Recuperei minhas forças quando voltei a sentir aquela brisa redentora no cruzamento da Avenida Rio Branco com a Ipiranga. Já havia passado o quilômetro 10, faltava só um terço de prova para disputar. Vai dar, pensei. De quebra, um grupo de 30 corredores, todos uniformizados e trotando no mesmo ritmo, entoava um grito de guerra desafiador e, ao mesmo tempo, irônico: “Ô Brigadeiro, cadê você?/Eu vim aqui só prá te ver.”
Que venha a Brigadeiro!, pensei, num momento de heroísmo. A confiança aumentou ao cruzar o Viaduto do Chá, sob uma lufada de brisa tão intensa quanto à da Consolação.

Depois de subir a Líbero Badaró, pesadíssima, sofri o maior golpe de toda a corrida: saí de frente para a Brigadeiro Luis Antônio, tomada por uma maré de corredores.

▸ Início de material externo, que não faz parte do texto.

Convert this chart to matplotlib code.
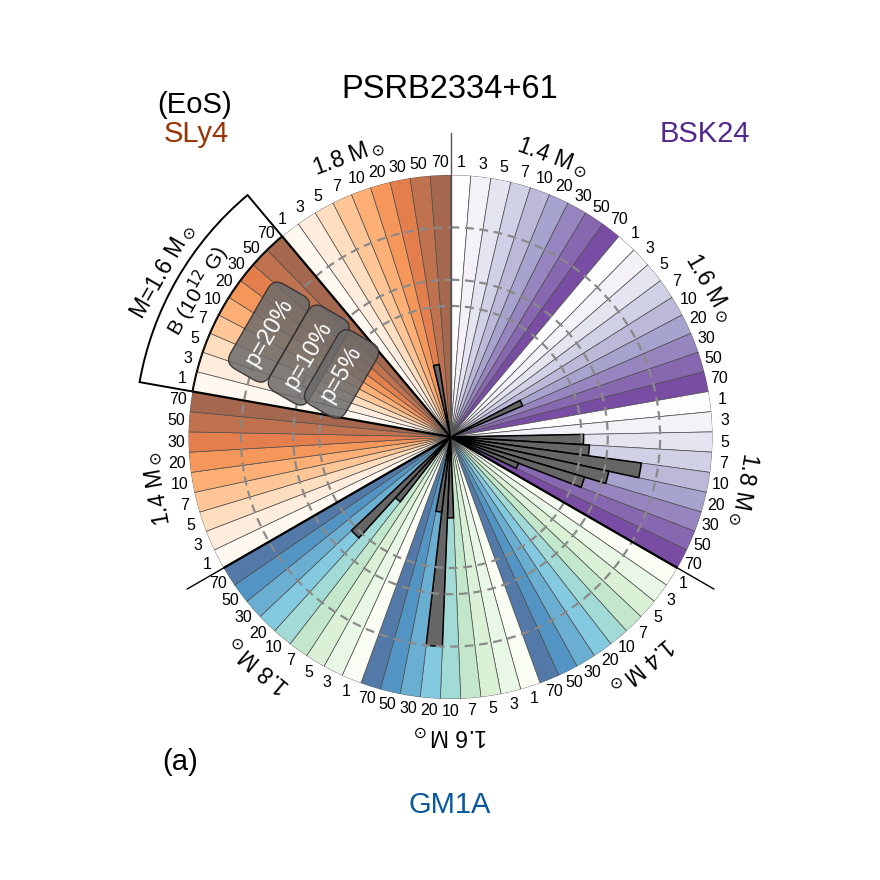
import matplotlib
matplotlib.use("Agg")
import matplotlib.pyplot as plt
import numpy as np

plt.rcParams['font.family'] = ['Liberation Sans', 'DejaVu Sans']

# order round the circle, clockwise from north
eos_names = ['BSK24', 'GM1A', 'SLy4']
eos_cmaps = ['Purples', 'GnBu', 'Oranges']
eos_colors = ['#54278f', '#08589e', '#993404']
masses = ['1.4', '1.6', '1.8']
b_labels = ['1', '3', '5', '7', '10', '20', '30', '50', '70']

# bar length in units of the outer radius, 0 = no bar (one list per EoS / mass)
bsk24_14 = [0, 0, 0, 0, 0, 0, 0, 0, 0]
bsk24_16 = [0, 0, 0, 0, 0, 0.30, 0, 0, 0]
bsk24_18 = [0, 0, 0.508, 0.531, 0.735, 0.618, 0.534, 0.278, 0]
gm1a_14 = [0, 0, 0, 0, 0, 0, 0, 0, 0]
gm1a_16 = [0, 0, 0, 0, 0.309, 0.80, 0.289, 0, 0]
gm1a_18 = [0, 0, 0, 0, 0.313, 0.52, 0, 0, 0]
sly4_14 = [0, 0, 0, 0, 0, 0, 0, 0, 0]
sly4_16 = [0, 0, 0, 0, 0, 0, 0, 0, 0]
sly4_18 = [0, 0, 0, 0, 0, 0, 0.28, 0, 0]

# significance circles
p_labels = ['p=20%', 'p=10%', 'p=5%']
p_radius = [0.8, 0.6, 0.5]
p_text_r = [0.8, 0.625, 0.48]

bars = [bsk24_14, bsk24_16, bsk24_18,
        gm1a_14, gm1a_16, gm1a_18,
        sly4_14, sly4_16, sly4_18]

n = len(eos_names) * len(masses) * len(b_labels)
width = 2 * np.pi / n
theta = (np.arange(n) + 0.5) * width

colors = []
for cm in eos_cmaps:
    cmap = plt.get_cmap(cm)
    for m in masses:
        for j in range(len(b_labels)):
            c = np.array(cmap(j / (len(b_labels) - 1))[:3])
            colors.append(0.7 * c + 0.3)

values = np.concatenate(bars)

fig = plt.figure(figsize=(8.8, 8.8), dpi=100)
ax = fig.add_axes([0.2142, 0.2057, 0.5955, 0.5955], projection='polar')
ax.set_theta_zero_location('N')
ax.set_theta_direction(-1)
ax.set_ylim(0, 1)

# coloured sectors
ax.bar(theta, np.ones(n), width=width, color=colors, edgecolor='#4d4d4d',
       linewidth=0.5, zorder=1)

# result bars
mask = values > 0
ax.bar(theta[mask], values[mask], width=width, color='#666666',
       edgecolor='black', linewidth=1.1, zorder=2)

# dashed circles as radial grid
ax.set_yticks(p_radius)
ax.set_yticklabels([])
ax.set_xticks([])
ax.yaxis.grid(True, color='#8a8a8a', linestyle=(0, (4, 2.5)), linewidth=1.6)
ax.xaxis.grid(False)
ax.spines['polar'].set_visible(False)
ax.patch.set_visible(False)
ax.set_axisbelow(False)

# separators between EoS
group = 2 * np.pi / len(eos_names)
for k in range(len(eos_names)):
    a = k * group
    ax.plot([a, a], [0, 1.16], color='black' if k else '#555555',
            lw=1.0, clip_on=False, zorder=3)
    if k:
        ax.plot([a, a], [0, 1], color='black', lw=1.6, zorder=3)

# highlighted SLy4 1.6 Msun block and its key box
mw = group / len(masses)
hl = 2 * group + 1.5 * mw
ax.bar(hl, 1.0, width=mw, fill=False, edgecolor='black', linewidth=1.6, zorder=3)
ax.bar(hl, 0.205, bottom=1.0, width=mw, facecolor='white', edgecolor='black',
       linewidth=1.4, zorder=0.5, clip_on=False)

# B labels
for i in range(n):
    ax.text(theta[i], 1.048, b_labels[i % len(b_labels)], ha='center',
            va='center', fontsize=11.5)

# mass labels
for k in range(len(eos_names)):
    for mi, m in enumerate(masses):
        a = k * group + (mi + 0.5) * mw
        rot = -np.degrees(a)
        if k == 2 and mi == 1:
            ax.text(a, 1.265, 'M=' + m + r' M$_\odot$', rotation=rot,
                    rotation_mode='anchor', ha='center', va='center',
                    fontsize=16.5)
            ax.text(a, 1.115, r'B (10$^{12}$ G)', rotation=rot,
                    rotation_mode='anchor', ha='center', va='center',
                    fontsize=15)
        else:
            ax.text(a, 1.135, m + r' M$_\odot$', rotation=rot,
                    rotation_mode='anchor', ha='center', va='center',
                    fontsize=16.5)

# p labels on the circles
for lab, r in zip(p_labels, p_text_r):
    ax.text(hl, r, lab, rotation=-np.degrees(hl), rotation_mode='anchor',
            ha='center', va='center', color='white', fontsize=17, zorder=6,
            bbox=dict(boxstyle='round,pad=0.5', facecolor='#6b6b6b',
                      edgecolor='#2b2b2b', alpha=0.85, linewidth=1.0))

# headings
fig.text(450 / 880, 1 - 98 / 880, 'PSRB2334+61', ha='center', va='baseline',
         fontsize=23.5)
fig.text(195 / 880, 1 - 113 / 880, '(EoS)', ha='center', va='baseline',
         fontsize=21)
fig.text(196 / 880, 1 - 142 / 880, eos_names[2], ha='center', va='baseline',
         fontsize=21, color=eos_colors[2])
fig.text(705 / 880, 1 - 142 / 880, eos_names[0], ha='center', va='baseline',
         fontsize=21, color=eos_colors[0])
fig.text(450 / 880, 1 - 813 / 880, eos_names[1], ha='center', va='baseline',
         fontsize=21, color=eos_colors[1])
fig.text(180 / 880, 1 - 770 / 880, '(a)', ha='center', va='baseline',
         fontsize=21)

fig.savefig('out.png', dpi=100)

O trecho começava com uma descida e, depois, uma subida terrivelmente longa. Podia-se ver o trajeto inteiro — e ele parecia interminável. Fiquei tão transtornado que decidi não olhar mais para frente, só para baixo. Não vai dar, pensei. Tentei manter a passada, mas aquela subida não ajudava. Fui lentamente diminuindo o meu ritmo, enquanto Fabi e Shâmya, animadíssimas, aceleravam o delas. Fabi chegou a me empurrar, literalmente, durante uns dez metros para motivar aquele morto-vivo trotando. Não sentia cansaço muscular ou falta de fôlego, apenas calor, muito calor. Confesso que não me recordo dos últimos 50m na Brigadeiro. Quando me dei conta, já estava entrando na Paulista. Aí o cansaço, o calor e o desânimo foram embora. Cruzamos os três juntos, de mãos dadas.

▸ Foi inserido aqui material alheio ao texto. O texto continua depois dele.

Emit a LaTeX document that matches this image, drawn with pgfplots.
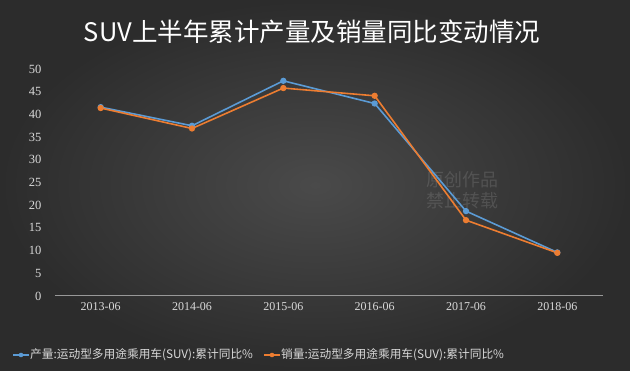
\documentclass[border=0pt]{standalone}
\usepackage{pgfplots}
\pgfplotsset{compat=1.18}
\usepackage{fontspec}
\setmainfont{Liberation Serif}
\newfontfamily\cjk{Noto Sans CJK SC}
\definecolor{bgin}{HTML}{4A4A4A}
\definecolor{bgout}{HTML}{2C2C2C}
\definecolor{sblue}{HTML}{5B9BD5}
\definecolor{sorange}{HTML}{ED7D31}
\definecolor{txt}{HTML}{D9D9D9}
\definecolor{gridc}{HTML}{606060}
\begin{document}
\begin{tikzpicture}[x=1pt,y=1pt]
\shade[inner color=bgin, outer color=bgout] (0,0) rectangle (630,370);
\node[text=white, font=\cjk\fontsize{25.5}{29}\selectfont] at (312,338) {SUV上半年累计产量及销量同比变动情况};
\node[text=white, font=\cjk\fontsize{18}{21}\selectfont, opacity=0.12, align=left] at (462,180) {原创作品\\禁止转载};
\begin{axis}[
  at={(55pt,74pt)}, anchor=south west,
  scale only axis, width=548pt, height=227pt,
  xmin=-0.5, xmax=5.5, ymin=0, ymax=50,
  xtick={0,1,2,3,4,5},
  xticklabels={2013-06,2014-06,2015-06,2016-06,2017-06,2018-06},
  ytick={0,5,...,50},
  axis x line*=bottom, axis y line=none,
  hide y axis,
  x axis line style={draw=txt!70!black, line width=1pt, -},
  xtick style={draw=none},
  ymajorgrids, grid style={draw=gridc, line width=0.6pt},
  ticklabel style={text=txt, font=\fontsize{12}{14}\selectfont},
  /pgf/number format/assume math mode=true,
  xticklabel style={yshift=-3pt},
  clip=false,
]
\addplot[sblue, line width=1.6pt, mark=*, mark size=2.3pt] coordinates {
(0,41.6) (1,37.5) (2,47.4) (3,42.4) (4,18.7) (5,9.6)};
\addplot[sorange, line width=1.6pt, mark=*, mark size=2.3pt] coordinates {
(0,41.4) (1,36.9) (2,45.8) (3,44.1) (4,16.7) (5,9.5)};
\end{axis}
\foreach \v in {0,5,...,50} {
  \node[anchor=east, text=txt, font=\fontsize{12.5}{14}\selectfont] at (45, 74+\v*4.54) {\v};
}
\draw[sblue, line width=1.6pt] (13,15) -- (29,15);
\fill[sblue] (21,15) circle (2.3);
\node[anchor=west, text=txt, font=\cjk\fontsize{11.7}{13}\selectfont, inner sep=1pt] at (29,15) {产量:运动型多用途乘用车(SUV):累计同比\%};
\draw[sorange, line width=1.6pt] (264,15) -- (280,15);
\fill[sorange] (272,15) circle (2.3);
\node[anchor=west, text=txt, font=\cjk\fontsize{11.7}{13}\selectfont, inner sep=1pt] at (280,15) {销量:运动型多用途乘用车(SUV):累计同比\%};
\end{tikzpicture}
\end{document}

Fui recebido como herói pelos parentes quando voltei para o hotel-fazenda com a medalha no pescoço. Meus primos simplesmente não acreditavam que eu tinha conseguido terminar a prova sob aquele calor. Comemorei minha vitória épica no dia seguinte, com uma caipirinha à beira da piscina. A Brigadeiro e 2007 já eram. O desafio agora é encarar uma meia-maratona e correr em busca daquela inesquecível brisa de verão.

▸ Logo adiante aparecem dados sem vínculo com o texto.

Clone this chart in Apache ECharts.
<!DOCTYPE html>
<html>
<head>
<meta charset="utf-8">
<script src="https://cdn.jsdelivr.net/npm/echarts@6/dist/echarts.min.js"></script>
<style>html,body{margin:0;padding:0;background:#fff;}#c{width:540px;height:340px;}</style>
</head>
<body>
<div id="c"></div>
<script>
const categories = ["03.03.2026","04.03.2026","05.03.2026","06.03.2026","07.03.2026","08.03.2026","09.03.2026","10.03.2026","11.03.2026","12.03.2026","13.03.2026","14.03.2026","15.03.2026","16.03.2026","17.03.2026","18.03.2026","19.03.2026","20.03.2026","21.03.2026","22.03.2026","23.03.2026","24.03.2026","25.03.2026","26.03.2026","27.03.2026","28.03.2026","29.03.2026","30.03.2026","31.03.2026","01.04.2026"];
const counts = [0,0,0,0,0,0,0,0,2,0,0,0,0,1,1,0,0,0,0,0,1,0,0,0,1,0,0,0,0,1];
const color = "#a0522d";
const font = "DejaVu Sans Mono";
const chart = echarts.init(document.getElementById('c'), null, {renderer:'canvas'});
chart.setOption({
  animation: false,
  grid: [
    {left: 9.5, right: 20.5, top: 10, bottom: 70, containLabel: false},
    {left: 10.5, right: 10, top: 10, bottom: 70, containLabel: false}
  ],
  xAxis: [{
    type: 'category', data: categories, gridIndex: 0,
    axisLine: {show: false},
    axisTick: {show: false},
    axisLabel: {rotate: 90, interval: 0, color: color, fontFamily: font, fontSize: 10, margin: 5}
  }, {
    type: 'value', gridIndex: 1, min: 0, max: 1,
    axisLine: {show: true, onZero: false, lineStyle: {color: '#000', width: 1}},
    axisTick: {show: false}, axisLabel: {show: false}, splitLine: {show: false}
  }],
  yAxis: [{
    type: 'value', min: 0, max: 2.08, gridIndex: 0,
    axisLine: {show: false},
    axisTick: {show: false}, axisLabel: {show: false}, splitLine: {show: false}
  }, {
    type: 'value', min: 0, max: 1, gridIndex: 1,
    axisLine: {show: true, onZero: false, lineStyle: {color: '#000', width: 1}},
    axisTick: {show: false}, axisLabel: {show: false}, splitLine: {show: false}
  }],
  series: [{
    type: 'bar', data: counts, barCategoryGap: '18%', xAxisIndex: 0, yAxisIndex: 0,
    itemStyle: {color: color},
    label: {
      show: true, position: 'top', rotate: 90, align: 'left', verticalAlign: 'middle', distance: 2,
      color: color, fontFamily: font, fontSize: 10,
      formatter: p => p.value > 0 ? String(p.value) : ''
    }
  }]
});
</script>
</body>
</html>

*José Eduardo Barella é jornalista e ganhou mais medalhas nos últimos dez meses do que nos outros 44 anos de vida.

3 comentários:

Anônimo disse...

Parabéns Edu pela força de vontade e determinação. Eu gostaria de ter tido esse mesmo empenho que você, mas devido há algumas mudanças que ocorreram em minha vida recentemente eu desisti de correr a prova mesmo já tendo feito a inscrição. Pode ter certeza de que se já me sentia arrependido de não ter corrido a São Silvestre esse ano, após ler esse depoimento, me sinto muito mais arrependido e, quem sabe, talvez mais disposto a correr a prova em 2008. Parabéns e feliz ano novo!

Abraços...Marcelo Carone

Anônimo disse...

Edu,

Parabéns pelo belíssimo texto.
Lembrei muito do texto da Adriana Marmo. Eu me senti como se fosse a "outra" panga na elite. Não tem jeito. São Silvestre é São Silvestre. Tem seu brilho especial e é uma prova que gosto de participar. Seja pela festa, pela multidão nas ruas, seja mesmo pela superação...
Parabéns pelo resultado e pela companhia que fez as meninas - Shâmia e Fabiana.
E com certeza estaremos juntos na próxima São Silvestre!

Patricia Vismara

Anônimo disse...

YESSSSSSSS, Edu! Que bacana. Mas confesso que morri de inveja de ter cruzado a linha de chegada com vocês três. Vamos fazer isso em 2008?